Annamária Kiss

Personal information
- Full name: Annamária Kiss
- National team: Hungary
- Born: 5 December 1981 (age 44) Dunaújváros, Hungary
- Height: 1.73 m (5 ft 8 in)
- Weight: 55 kg (121 lb)

Sport
- Sport: Swimming
- Strokes: Backstroke
- Club: Dunaferr SE
- Coach: Erzsébet Tóth

= Annamária Kiss =

Hungarian swimmer (born 1981)

Annamária Kiss (born 5 December 1981) is a Hungarian former swimmer, who specialized in backstroke events. She represented Hungary in two editions of the Olympic Games (1996 and 2000), and also trained for Dunaferr Sports Club (Dunaferr Sportegyesület) under her longtime coach and mentor Erzsébet Tóth.

Kiss made her first Hungarian team, as a 14-year-old teen, at the 1996 Summer Olympics in Atlanta. There, she failed to reach the top 16 final in the 100 m backstroke, finishing only in thirty-second place at 1:07.38.

At the 2000 Summer Olympics in Sydney, Kiss competed only in three swimming events, including a backstroke double. She achieved FINA B-standards of 1:05.16 (100 m backstroke) and 2:17.08 (200 m backstroke) from the Hungarian Championships in Budapest.

On the second day of the Games, Kiss placed thirty-sixth in the 100 m backstroke. Swimming in heat two, she came up with a spectacular swim on the final stretch to race for the fourth seed in 1:06.12, just 1.13 seconds off the leading time set by Sweden's Camilla Johansson.
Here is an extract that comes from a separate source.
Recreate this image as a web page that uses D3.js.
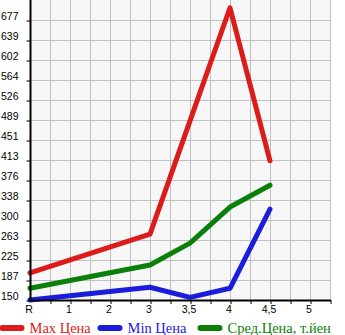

Four days later, in the 200 m backstroke, Kiss posted a time of 2:20.40 to grab a sixth seed from the same heat, but finished only in twenty-eighth overall on the morning prelims. Kiss also teamed up with Ágnes Kovács, Gyöngyver Lakos, and newcomer Orsolya Ferenczy in the 4 × 100 m medley relay. Leading off a backstroke leg in heat one, Kiss recorded a split of 1:06.15, but the Hungarians raced to the fifth spot and thirteenth overall in a final time of 4:11.11.